I was twenty-one then, and I’d been on my own for three hard years since leaving Kilmer. I’d hit rock bottom, but by the time we started dating I had a job in Tampa at a dry cleaner’s and a crappy studio apartment. He had been twenty-five, though he’d seemed older in terms of sophistication. Those basic facts I’d known before, but they felt different, now that I saw the context of his loss. We had been together for over three years, until I nearly died, until I couldn’t take the emotional distance anymore. However, at least I understood why he’d behaved that way. In all honesty, I’d been his rebound girl, and so it was a wonder our relationship lasted as long as it did, a testament to how desperate I had been to please him.
He was thirty-two now, and I was twenty-eight. Our footing had changed.
“Ah,” I said, and he heard something in my voice.
“I know I was wrong in the way I handled…us. I thought I could I could protect you, if I could just control everything.”
“Even me.”
“Yes, even you. I managed you. Or I tried to. And I just couldn’t let myself be vulnerable the way you wanted, especially toward the end.”
“I understand.” I did, now. It didn’t lessen the damage he’d inflicted on me, but it helped me to comprehend it. “Did you mean to marry her?”
“I wanted to be able to provide for her first.”
“You were saving for a ring…or a down payment on a house?”
“Both. I had no idea what I was doing to her,” he went on brokenly. I’d never heard this tone from Chance, and a fist curled around my spine. His shaking hands clenched on his thighs. “After she died, I didn’t even know…” He took a couple of steadying breaths, and I reached for him.
He didn’t cry in my arms because that wouldn’t be a Chance thing to do, but he trembled, and he let me comfort him. Not a Chance thing to do, but I’d realized the Chance I’d known was the broken version. I’d very much like to get to know the man who loved a woman as fiercely as he’d loved Lily…and maybe me, now.
“How did you find out?” I asked when he eased away.
“I overheard my mom discussing how to break the news. She said she hated to hurt me, but that I had to know so I could take suitable precautions going forward.”
“Did she realize your gift could kill?” If she had, then it was criminal of her not to tell him sooner, even if her intentions had been good. For the first time, I felt a flicker of anger at Min. Before, I’d always blamed Chance, but she guarded her own secrets as tightly. Like his father’s identity.
He shook his head. “She knew the bad luck could be deflected, but she thought there were limits. So did I. But it makes sense—if the luck can save my life, then it can take someone else’s. After that, Mom looked for ways to compensate, but I wasn’t interested. I decided I wouldn’t get close to anyone else again.”

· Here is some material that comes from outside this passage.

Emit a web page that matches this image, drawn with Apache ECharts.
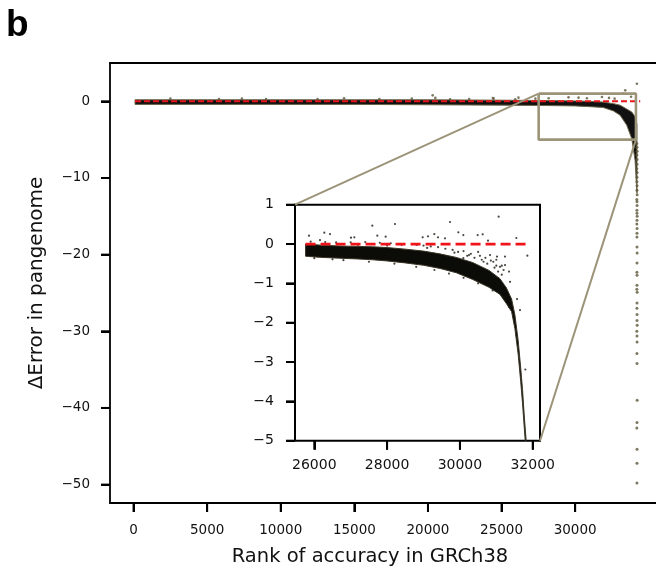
<!DOCTYPE html>
<html><head><meta charset="utf-8">
<script src="https://cdn.jsdelivr.net/npm/echarts@6/dist/echarts.min.js"></script>
<style>html,body{margin:0;padding:0;background:#fff}#c{width:656px;height:572px}</style>
</head><body><div id="c"></div>
<script>
// ---------- tick labels ----------
const mainXTicks = [0, 5000, 10000, 15000, 20000, 25000, 30000];
const mainYTicks = [0, -10, -20, -30, -40, -50];
const insetXTicks = [26000, 28000, 30000, 32000];
const insetYTicks = [1, 0, -1, -2, -3, -4, -5];

// ---------- main panel: dense band of points (envelope) ----------
const mainBandRank  = [100, 5000, 10000, 15000, 20000, 25000, 28000, 30000, 31000, 31900, 32600, 33050, 33500, 33850, 34070, 34200];
const mainBandUpper = [0.2, 0.2, 0.2, 0.2, 0.2, 0.15, 0.1, 0.05, 0, -0.1, -0.3, -0.5, -1.0, -1.4, -2.0, -3.0];
const mainBandLower = [-0.4, -0.4, -0.4, -0.4, -0.45, -0.5, -0.55, -0.6, -0.7, -0.8, -1.25, -1.8, -3.1, -4.9, -7.7, -12];

// main panel: outliers above the band
const mainOutlierRank = [2500, 5800, 7360, 9000, 12500, 14300, 16700, 18900, 20320, 20500, 21500, 22800, 24410, 24460, 25930, 26150, 27300, 28200, 29550, 30230, 30800, 31820, 32300, 32680, 33245, 33400, 33800, 34196];
const mainOutlierErr  = [0.35, 0.3, 0.35, 0.3, 0.3, 0.4, 0.3, 0.35, 0.78, 0.45, 0.26, 0.3, 0.43, 0.35, 0.26, 0.48, 0.35, 0.4, 0.52, 0.48, 0.4, 0.56, 0.45, 0.35, 1.0, 1.43, 0.6, 2.3];

// main panel: steep tail
const mainTailRank = [34190, 34200, 34210, 34195, 34205, 34200, 34190, 34210, 34200, 34195, 34205, 34200, 34210, 34190, 34200, 34205, 34195, 34200, 34210, 34200, 34190, 34205, 34200, 34195,
                      34200, 34210, 34200, 34195, 34205, 34200, 34190, 34210, 34200, 34195, 34205, 34200, 34210, 34190, 34200, 34205, 34195, 34200, 34210, 34200, 34190, 34205, 34200, 34195];
const mainTailErr  = [-5.5, -6.0, -6.5, -7.0, -7.6, -8.2, -8.8, -9.3, -9.9, -10.5, -11.0, -11.6, -12.2, -12.8, -13.1, -13.6, -14.2, -14.6, -15.0, -15.5, -16.0, -16.6, -17.2, -17.7,
                      -19.0, -19.8, -21.1, -22.3, -22.7, -24.0, -24.5, -24.9, -26.3, -27.0, -27.8, -28.6, -29.2, -30.0, -30.6, -31.4, -32.9, -34.2, -39.0, -41.9, -42.6, -45.4, -47.2, -49.8];

const mainZeroRank = [100, 34420];
const zoomBoxRank = [27520, 34130];
const zoomBoxErr  = [-5, 1];

// ---------- inset panel ----------
const insetBandRank  = [25760, 26200, 26700, 27200, 27600, 28000, 28500, 29000, 29450, 29900, 30350, 30800, 31100, 31280, 31420, 31510, 31600, 31670, 31720, 31770, 31820, 31860];
const insetBandUpper = [0.0, -0.03, -0.05, -0.06, -0.07, -0.09, -0.13, -0.18, -0.25, -0.34, -0.47, -0.67, -0.88, -1.12, -1.4, -1.8, -2.45, -3.15, -3.7, -4.4, -5.0, -5.3];
const insetBandLower = [-0.31, -0.34, -0.36, -0.38, -0.4, -0.43, -0.48, -0.54, -0.62, -0.73, -0.9, -1.1, -1.28, -1.52, -1.72, -2.15, -2.8, -3.5, -4.05, -4.7, -5.3, -5.3];

// isolated points away from the band
const insetOutlierRank = [25854, 26275, 26431, 26156, 27008, 27100, 27594, 27731, 27960, 28217, 28977, 29123, 29297, 29398, 29590, 29728, 29957, 30094, 30488, 30625, 30772, 31065, 31550,
                          31853, 31019, 31239, 31239, 31349, 31377, 31569, 31651, 31797, 30827, 30918, 31101, 29636, 30094, 28812, 30500, 30700, 31000, 31150];
const insetOutlierErr  = [0.212, 0.288, 0.254, 0.10, 0.161, 0.17, 0.466, 0.212, 0.187, 0.509, 0.17, 0.195, 0.254, 0.17, 0.144, 0.56, 0.297, 0.229, 0.229, 0.246, 0.085, 0.695, 0.153,
                          -0.297, -0.32, -0.32, -0.534, -0.70, -0.96, -1.40, -1.68, -3.19, -0.28, -0.45, -0.58, -0.32, -0.36, -0.025, -0.2, -0.35, -0.4, -0.55];

// loose points along the fuzzy edges of the band
const insetEdgeRank = [25900, 26300, 26600, 27000, 27400, 27800, 28100, 28400, 28700, 29000, 29200, 29400, 29600, 29800, 29950, 30100, 30200, 30300, 30400, 30550, 30650, 30750, 30850, 30950, 31050, 31150, 31200,
                       26000, 26500, 26800, 27500, 28200, 28800, 29300, 29700, 30100, 30500, 30900, 31200, 31350, 27200, 28000, 29100, 29850, 30250, 30600, 31000];
const insetEdgeErr  = [0.06, 0.05, 0.04, 0.04, 0.05, 0.03, 0.02, -0.02, 0.0, -0.04, -0.06, -0.08, -0.12, -0.15, -0.2, -0.18, -0.3, -0.25, -0.35, -0.3, -0.45, -0.5, -0.42, -0.6, -0.7, -0.78, -0.66,
                       -0.36, -0.39, -0.41, -0.45, -0.5, -0.58, -0.66, -0.75, -0.86, -1.0, -1.18, -1.36, -1.6, -0.02, -0.04, -0.1, -0.22, -0.28, -0.4, -0.55];

const insetZeroRank = [25760, 31900];

// ---------- chart ----------
const fmt = v => (v < 0 ? '\u2212' + Math.abs(v) : String(v));
const FONT = 'DejaVu Sans';
const chart = echarts.init(document.getElementById('c'), null, {renderer: 'canvas'});
const pairs = (xs, ys) => xs.map((x, i) => [x, ys[i]]);

function band(idx, ranks, up, lo, fill, stroke, sw, z) {
  return {
    type: 'custom', xAxisIndex: idx, yAxisIndex: idx, clip: true, silent: true, z: z,
    data: [[ranks[0], up[0]]],
    renderItem(params, api) {
      const pts = [];
      for (let i = 0; i < ranks.length; i++) pts.push(api.coord([ranks[i], up[i]]));
      for (let i = ranks.length - 1; i >= 0; i--) pts.push(api.coord([ranks[i], lo[i]]));
      return {type: 'polygon', shape: {points: pts}, style: {fill: fill, stroke: stroke, lineWidth: sw}};
    }
  };
}

function axis(idx, min, max, ticks, fs, margin, tlen, lineShow) {
  return {
    type: 'value', gridIndex: idx, min: min, max: max,
    axisLine: {show: lineShow, onZero: false, lineStyle: {color: '#000', width: 1.8}},
    splitLine: {show: false},
    axisTick: {show: true, length: tlen, customValues: ticks, lineStyle: {color: '#000', width: 2}},
    axisLabel: {customValues: ticks, formatter: fmt, color: '#111', fontFamily: FONT, fontSize: fs, margin: margin}
  };
}

const MAIN_XMIN = -1600, MAIN_XMAX = 35492, MAIN_YMIN = -52.4, MAIN_YMAX = 5;
const INS_XMIN = 25470, INS_XMAX = 32200, INS_YMIN = -5, INS_YMAX = 1;

const option = {
  animation: false,
  backgroundColor: '#fff',
  grid: [
    {left: 110, top: 63, right: 0, height: 440, show: false, containLabel: false},
    {left: 295, top: 204.7, width: 245, height: 236, show: true, borderColor: '#000', borderWidth: 2, backgroundColor: '#fff', containLabel: false, z: 5}
  ],
  xAxis: [
    axis(0, MAIN_XMIN, MAIN_XMAX, mainXTicks, 13.5, 20, 9, true),
    Object.assign(axis(1, INS_XMIN, INS_XMAX, insetXTicks, 14, 18, 9, false), {z: 6}),
    {type: 'value', gridIndex: 0, position: 'top', min: MAIN_XMIN, max: MAIN_XMAX,
      axisLine: {show: true, onZero: false, lineStyle: {color: '#000', width: 1.8}},
      axisTick: {show: false}, axisLabel: {show: false}, splitLine: {show: false}}
  ],
  yAxis: [
    axis(0, MAIN_YMIN, MAIN_YMAX, mainYTicks, 13.5, 20, 9, true),
    Object.assign(axis(1, INS_YMIN, INS_YMAX, insetYTicks, 14, 21, 9, false), {z: 6})
  ],
  series: [
    // main panel
    band(0, mainBandRank, mainBandUpper, mainBandLower, '#111', '#6b6448', 1, 2),
    {type: 'scatter', xAxisIndex: 0, yAxisIndex: 0, data: pairs(mainOutlierRank, mainOutlierErr), symbolSize: 2.6,
      itemStyle: {color: '#5c5639'}, silent: true, z: 2},
    {type: 'scatter', xAxisIndex: 0, yAxisIndex: 0, data: pairs(mainTailRank, mainTailErr), symbolSize: 3,
      itemStyle: {color: '#5c5639'}, silent: true, z: 2},
    {type: 'line', xAxisIndex: 0, yAxisIndex: 0, data: pairs(mainZeroRank, [0, 0]), symbol: 'none', silent: true, z: 3,
      lineStyle: {color: '#e8161b', width: 2, type: [6, 3]}},
    {type: 'line', xAxisIndex: 0, yAxisIndex: 0, symbol: 'none', silent: true, z: 4,
      data: [[zoomBoxRank[0], zoomBoxErr[1]], [zoomBoxRank[1], zoomBoxErr[1]], [zoomBoxRank[1], zoomBoxErr[0]], [zoomBoxRank[0], zoomBoxErr[0]], [zoomBoxRank[0], zoomBoxErr[1]]],
      lineStyle: {color: '#9c9478', width: 2.6}},
    // inset panel
    band(1, insetBandRank, insetBandUpper, insetBandLower, '#0b0b08', '#3a3626', 1, 7),
    {type: 'scatter', xAxisIndex: 1, yAxisIndex: 1, data: pairs(insetEdgeRank, insetEdgeErr), symbolSize: 2.2,
      itemStyle: {color: '#1c1a12'}, silent: true, z: 7},
    {type: 'scatter', xAxisIndex: 1, yAxisIndex: 1, data: pairs(insetOutlierRank, insetOutlierErr), symbolSize: 2.2,
      itemStyle: {color: '#1c1a12'}, silent: true, z: 7},
    {type: 'line', xAxisIndex: 1, yAxisIndex: 1, data: pairs(insetZeroRank, [0, 0]), symbol: 'none', silent: true, z: 8,
      lineStyle: {color: '#f0141a', width: 2.7, type: [10, 5]}}
  ]
};
chart.setOption(option);

const px = (g, p) => chart.convertToPixel({gridIndex: g}, p);
const a1 = px(0, [zoomBoxRank[0], zoomBoxErr[1]]);
const b1 = px(1, [INS_XMIN, INS_YMAX]);
const a2 = px(0, [zoomBoxRank[1], zoomBoxErr[0]]);
const b2 = px(1, [INS_XMAX, INS_YMIN]);

// tick marks placed through the axes' own scales (outward, 9px)
const tickEls = [];
const tickStyle = {stroke: '#000', lineWidth: 2};
mainXTicks.forEach(v => { const p = px(0, [v, MAIN_YMIN]); tickEls.push({type: 'line', z: 20, shape: {x1: p[0], y1: p[1], x2: p[0], y2: p[1] + 9}, style: tickStyle}); });
mainYTicks.forEach(v => { const p = px(0, [MAIN_XMIN, v]); tickEls.push({type: 'line', z: 20, shape: {x1: p[0], y1: p[1], x2: p[0] - 9, y2: p[1]}, style: tickStyle}); });
insetXTicks.forEach(v => { const p = px(1, [v, INS_YMIN]); tickEls.push({type: 'line', z: 20, shape: {x1: p[0], y1: p[1], x2: p[0], y2: p[1] + 9}, style: tickStyle}); });
insetYTicks.forEach(v => { const p = px(1, [INS_XMIN, v]); tickEls.push({type: 'line', z: 20, shape: {x1: p[0], y1: p[1], x2: p[0] - 9, y2: p[1]}, style: tickStyle}); });

chart.setOption({
  graphic: [
    {type: 'line', z: 10, shape: {x1: a1[0], y1: a1[1], x2: b1[0], y2: b1[1]}, style: {stroke: '#9c9478', lineWidth: 2}},
    {type: 'line', z: 10, shape: {x1: a2[0], y1: a2[1], x2: b2[0], y2: b2[1]}, style: {stroke: '#9c9478', lineWidth: 2}},
    {type: 'text', x: 6, y: 44.5, style: {text: 'b', font: 'bold 37px "Liberation Sans", Arial, sans-serif', fill: '#000', align: 'left', verticalAlign: 'bottom'}},
    {type: 'text', x: 370, y: 557, style: {text: 'Rank of accuracy in GRCh38', font: '19.5px "DejaVu Sans"', fill: '#111', align: 'center', verticalAlign: 'middle'}},
    {type: 'text', x: 37, y: 283, rotation: Math.PI / 2, style: {text: '\u0394Error in pangenome', font: '20px "DejaVu Sans"', fill: '#111', align: 'center', verticalAlign: 'middle'}}
  ].concat(tickEls)
});
</script></body></html>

In his way, Chance had been every bit as messed up as I was. He probably still was, but I wouldn’t hold it against him. “So then…why did you—”

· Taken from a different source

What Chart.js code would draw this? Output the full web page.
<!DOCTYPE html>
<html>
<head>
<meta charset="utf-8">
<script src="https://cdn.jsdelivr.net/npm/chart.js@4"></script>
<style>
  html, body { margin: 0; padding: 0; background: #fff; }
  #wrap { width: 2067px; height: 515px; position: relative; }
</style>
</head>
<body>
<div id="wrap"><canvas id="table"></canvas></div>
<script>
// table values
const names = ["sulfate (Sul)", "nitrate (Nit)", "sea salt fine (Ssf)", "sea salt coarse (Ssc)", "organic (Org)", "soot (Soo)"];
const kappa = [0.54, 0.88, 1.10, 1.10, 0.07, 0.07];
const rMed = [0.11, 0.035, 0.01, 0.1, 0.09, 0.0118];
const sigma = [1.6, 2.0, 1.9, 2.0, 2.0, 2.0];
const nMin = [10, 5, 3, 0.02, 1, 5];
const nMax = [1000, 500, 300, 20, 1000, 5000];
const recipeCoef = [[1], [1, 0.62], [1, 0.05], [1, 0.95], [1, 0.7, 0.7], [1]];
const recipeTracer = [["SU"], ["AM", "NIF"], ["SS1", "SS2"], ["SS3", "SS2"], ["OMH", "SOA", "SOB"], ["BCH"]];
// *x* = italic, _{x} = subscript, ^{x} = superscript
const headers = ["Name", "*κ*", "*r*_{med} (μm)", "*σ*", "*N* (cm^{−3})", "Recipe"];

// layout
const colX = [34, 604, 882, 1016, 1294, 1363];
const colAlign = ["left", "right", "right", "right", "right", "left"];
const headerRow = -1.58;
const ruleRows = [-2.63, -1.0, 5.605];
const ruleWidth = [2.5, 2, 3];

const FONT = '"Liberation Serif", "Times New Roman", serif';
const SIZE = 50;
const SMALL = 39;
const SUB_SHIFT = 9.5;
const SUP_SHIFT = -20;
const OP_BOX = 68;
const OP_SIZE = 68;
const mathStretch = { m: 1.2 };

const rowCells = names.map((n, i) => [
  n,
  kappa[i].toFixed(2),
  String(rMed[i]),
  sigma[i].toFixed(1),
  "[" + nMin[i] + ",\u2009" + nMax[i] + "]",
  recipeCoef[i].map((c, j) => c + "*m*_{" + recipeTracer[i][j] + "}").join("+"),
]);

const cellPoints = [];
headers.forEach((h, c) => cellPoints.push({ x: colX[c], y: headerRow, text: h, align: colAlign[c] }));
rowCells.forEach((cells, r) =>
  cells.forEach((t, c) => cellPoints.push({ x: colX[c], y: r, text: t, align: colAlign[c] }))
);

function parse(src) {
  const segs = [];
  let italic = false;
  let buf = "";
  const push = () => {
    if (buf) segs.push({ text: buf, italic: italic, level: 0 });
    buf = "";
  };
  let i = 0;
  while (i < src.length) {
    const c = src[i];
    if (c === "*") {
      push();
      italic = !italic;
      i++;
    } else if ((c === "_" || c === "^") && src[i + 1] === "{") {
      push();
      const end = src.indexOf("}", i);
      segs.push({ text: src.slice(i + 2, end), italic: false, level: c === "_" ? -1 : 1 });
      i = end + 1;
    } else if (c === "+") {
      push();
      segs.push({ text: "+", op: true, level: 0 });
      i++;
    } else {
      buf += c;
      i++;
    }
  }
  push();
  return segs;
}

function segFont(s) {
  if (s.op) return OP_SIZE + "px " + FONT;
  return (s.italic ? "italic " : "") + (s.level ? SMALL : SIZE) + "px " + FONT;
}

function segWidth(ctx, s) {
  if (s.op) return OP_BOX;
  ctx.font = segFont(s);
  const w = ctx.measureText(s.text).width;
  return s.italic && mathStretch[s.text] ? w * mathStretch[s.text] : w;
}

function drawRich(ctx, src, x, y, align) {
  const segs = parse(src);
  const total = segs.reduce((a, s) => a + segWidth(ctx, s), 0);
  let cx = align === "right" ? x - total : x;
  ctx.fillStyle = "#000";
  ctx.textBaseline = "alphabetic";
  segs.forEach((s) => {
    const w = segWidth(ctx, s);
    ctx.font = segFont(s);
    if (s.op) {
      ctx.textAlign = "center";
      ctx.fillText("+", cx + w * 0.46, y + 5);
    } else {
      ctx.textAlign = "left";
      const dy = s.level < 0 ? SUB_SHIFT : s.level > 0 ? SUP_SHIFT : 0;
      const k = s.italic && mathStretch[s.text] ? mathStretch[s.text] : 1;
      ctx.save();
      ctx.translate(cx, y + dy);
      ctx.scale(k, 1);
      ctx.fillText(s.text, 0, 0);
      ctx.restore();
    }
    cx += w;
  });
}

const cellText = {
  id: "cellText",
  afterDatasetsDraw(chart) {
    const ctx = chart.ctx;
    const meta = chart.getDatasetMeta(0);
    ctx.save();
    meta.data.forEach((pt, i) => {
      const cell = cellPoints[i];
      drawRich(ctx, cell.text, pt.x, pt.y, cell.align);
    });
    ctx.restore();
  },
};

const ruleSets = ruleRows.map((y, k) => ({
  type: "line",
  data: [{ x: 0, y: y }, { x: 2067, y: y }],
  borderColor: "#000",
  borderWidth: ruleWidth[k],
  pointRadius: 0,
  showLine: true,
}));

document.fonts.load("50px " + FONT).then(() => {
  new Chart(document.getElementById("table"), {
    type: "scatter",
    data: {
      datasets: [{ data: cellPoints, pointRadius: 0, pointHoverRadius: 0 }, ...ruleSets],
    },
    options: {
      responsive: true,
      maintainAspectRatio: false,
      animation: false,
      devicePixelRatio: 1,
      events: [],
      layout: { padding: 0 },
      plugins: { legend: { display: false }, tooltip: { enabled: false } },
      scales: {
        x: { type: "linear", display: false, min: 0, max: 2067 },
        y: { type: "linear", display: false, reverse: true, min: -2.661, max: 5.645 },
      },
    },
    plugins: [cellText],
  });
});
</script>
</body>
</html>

“Ask you out?” he finished. “It was the oddest thing. I tried to explain it to you once before, that click. I heard your drawl, saw your smile, and everything in my head went fuzzy. It was like I know this girl , or I felt like I should. I had to see you again. I told myself I’d be careful.”
“So you were trying to protect me.”
He nodded. “Later, I thought if I kept the emotional walls up, it would keep you from getting hurt.”

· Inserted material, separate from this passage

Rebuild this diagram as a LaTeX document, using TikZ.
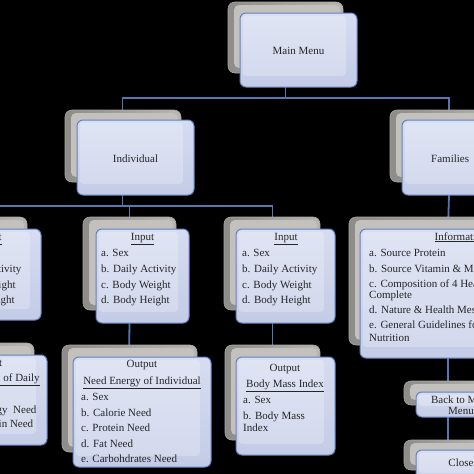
\documentclass[tikz,border=0pt]{standalone}
\usepackage{fontspec}
\setmainfont{Liberation Serif}
\definecolor{fronttop}{HTML}{D6DCF1}
\definecolor{frontbot}{HTML}{C3CBE6}
\definecolor{frontedge}{HTML}{6482BE}
\definecolor{connc}{HTML}{5677B2}
\definecolor{backleft}{HTML}{8E8C88}
\definecolor{backright}{HTML}{B8B6B2}
\definecolor{backface}{HTML}{C3C1BD}
\definecolor{txtc}{HTML}{262626}
\pgfdeclarelayer{bgzero}
\pgfdeclarelayer{lines}
\pgfsetlayers{bgzero,lines,main}
\tikzset{
  conn/.style={draw=connc, line width=1.8pt},
  frontbox/.style={draw=frontedge, line width=1pt, rounded corners=6pt,
    top color=fronttop, bottom color=frontbot, inner sep=0pt, outer sep=0pt,
    path picture={\fill[white, opacity=0.25, rounded corners=4pt]
      ([shift={(2.5pt,-2.5pt)}]path picture bounding box.north west) rectangle
      ([shift={(-11pt,11pt)}]path picture bounding box.south east);}},
  backbox/.style={draw=gray!70, line width=0.6pt, rounded corners=7pt,
    left color=backleft, right color=backright, inner sep=0pt, outer sep=0pt,
    path picture={\fill[backface, rounded corners=5pt]
      ([shift={(6pt,-3pt)}]path picture bounding box.north west) rectangle
      ([shift={(-3pt,5pt)}]path picture bounding box.south east);}},
  txt/.style={font=\fontsize{11}{13}\selectfont, text=txtc, inner sep=0pt, anchor=base west},
  ttl/.style={txt, anchor=base},
}
% name, front x1 y1 x2 y2, back x1 y1 x2 y2
\newcommand\boxpair[9]{%
  \node[backbox, minimum width={((#8)-(#6))*1pt}, minimum height={((#9)-(#7))*1pt}]
    (#1s) at ({((#6)+(#8))/2},{((#7)+(#9))/2}) {};
  \node[frontbox, minimum width={((#4)-(#2))*1pt}, minimum height={((#5)-(#3))*1pt}]
    (#1) at ({((#2)+(#4))/2},{((#3)+(#5))/2}) {};}
\newcommand\lst[3]{\foreach \yy/\lbl [count=\k] in {#3} {\node[txt] (#1-\k) at (#2,\yy) {\lbl};}}
\begin{document}
\begin{tikzpicture}[x=1pt,y=-1pt]
\useasboundingbox (0,0) rectangle (474,474);
\begin{pgfonlayer}{bgzero}
\fill[black] (0,0) rectangle (474,474);
\end{pgfonlayer}
\clip (0,0) rectangle (474,474);

% boxes
\boxpair{main}{240}{13}{357}{87}{228}{2}{343}{73}
\boxpair{indiv}{77}{120}{194}{195}{65}{110}{181}{182}
\boxpair{fam}{402}{120}{522}{195}{390}{110}{506}{182}
\boxpair{inL}{-60}{229}{41}{320}{-70}{217}{27}{308}
\boxpair{inM}{96}{229}{189}{323}{83}{217}{176}{310}
\boxpair{inR}{236}{229}{335}{323}{224}{217}{320}{310}
\boxpair{info}{360}{229}{562}{358}{349}{217}{548}{345}
\boxpair{outL}{-75}{355}{47}{445}{-85}{343}{34}{432}
\boxpair{outM}{73}{357}{211}{467}{62}{345}{197}{452}
\boxpair{outR}{236}{357}{335}{455}{225}{345}{320}{440}
\boxpair{back}{416}{392}{506}{417}{404}{381}{490}{405}
\boxpair{close}{416}{450}{506}{484}{404}{440}{490}{470}

% connectors (under the boxes)
\begin{pgfonlayer}{lines}
\draw[conn] ([xshift=-13pt]main.south) -- ++(0,11) coordinate (busA);
\draw[conn] ([xshift=-13pt]indiv.north) |- (busA) -| ([xshift=-13pt]fam.north);
\draw[conn] ([xshift=-13pt]indiv.south) -- ++(0,11) coordinate (busB);
\draw[conn] ([xshift=-13pt]inL.north) |- (busB) -| ([xshift=-13pt]inR.north);
\draw[conn] ([xshift=-13pt]inM.north) -- ([xshift=-13pt]inM.north |- busB);
\draw[conn] ([xshift=-13pt]inM.south) -- ([xshift=-13pt]outM.north);
\draw[conn] ([xshift=-13pt]inR.south) -- ([xshift=-13pt]outR.north);
\draw[conn] ([xshift=-13pt]inL.south) -- ([xshift=-13pt]outL.north);
\draw[conn] ([xshift=-13pt]fam.south) -- ([xshift=-13pt]info.north);
\draw[conn] ([xshift=-13pt]info.south) -- ([xshift=-13pt]back.north);
\draw[conn] ([xshift=-13pt]back.south) -- ([xshift=-13pt]close.north);
\end{pgfonlayer}

% texts
\node[ttl] (tmain) at (298.5,54) {Main Menu};
\node[ttl] (tindiv) at (135.5,162) {Individual};
\node[txt] (tfam) at (431,162) {Families};

\node[ttl] (tinL) at (-10,240) {\underline{Input}};
\lst{iL}{-54}{256/a. Sex, 272/b. Daily Activity, 288/c. Body Weight, 303/d. Body Height}
\node[ttl] (tinM) at (142.5,240) {\underline{Input}};
\lst{iM}{101}{256/a. Sex, 272/b. Daily Activity, 288/c. Body Weight, 303/d. Body Height}
\node[ttl] (tinR) at (286,240) {\underline{Input}};
\lst{iR}{242}{256/a. Sex, 272/b. Daily Activity, 288/c. Body Weight, 303/d. Body Height}

\node[ttl] (tinfo) at (461,240) {\underline{Information}};
\lst{iI}{369}{256/a. Source Protein, 272/b. Source Vitamin \& Mineral,
  287/c. Composition of 4 Healthy 5 Perfect, 298/Complete,
  313/d. Nature \& Health Message, 328/e. General Guidelines for Balanced, 341/Nutrition}

\node[ttl] (toutL) at (-13,366) {Output};
\node[ttl] (toutL2) at (-13,381) {\underline{Need Nutrition of Daily}};
\lst{oL}{-36}{396/a. Sex, 413/b. Energy\ \ Need, 427/c. Protein Need}

\node[ttl] (toutM) at (142,367) {Output};
\node[ttl] (toutM2) at (142,384) {\underline{Need Energy of Individual}};
\lst{oM}{81}{400/a. Sex, 416/b. Calorie Need, 431/c. Protein Need, 447/d. Fat Need, 462/e. Carbohdrates Need}

\node[ttl] (toutR) at (285,371) {Output};
\node[ttl] (toutR2) at (285,387) {\underline{Body Mass Index}};
\lst{oR}{243}{403/a. Sex, 419/b. Body Mass, 431/Index}

\node[ttl] (tback) at (461,403) {Back to Main};
\node[ttl] (tback2) at (461,414) {Menu};
\node[ttl] (tclose) at (461,466) {Close};
\end{tikzpicture}
\end{document}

“I don’t condone how you handled things, but I understand.”
“That’s the best I could hope for.”
“And I guess my accident proves you did love me, after all. By the end.”
He closed his eyes. “I tried so hard not to. My love kills, Corine. But you were so sweet, so…”
“Gullible?”
“Irresistible. I couldn’t help myself. And the luck compensated when I stopped fighting, when I fell headlong for you—”
“I fell too. Literally.”
“I’m so sorry.”
“It’s okay,” I said.
And it was. The past was no longer a thorn in my soul.
I had a lot to think about, but everything made sense now. From my perspective, he should have told me the risks after we got serious—my opinion on that didn’t change—but he hadn’t acted out of malice. His head was all fucked up at the time, and he was trying to do what was best. And maybe, just maybe, he’d seen a glimpse of my past—a suggestion that I needed somebody to take care of me for a while. I certainly hadn’t fought at first. It was only later that I wanted more.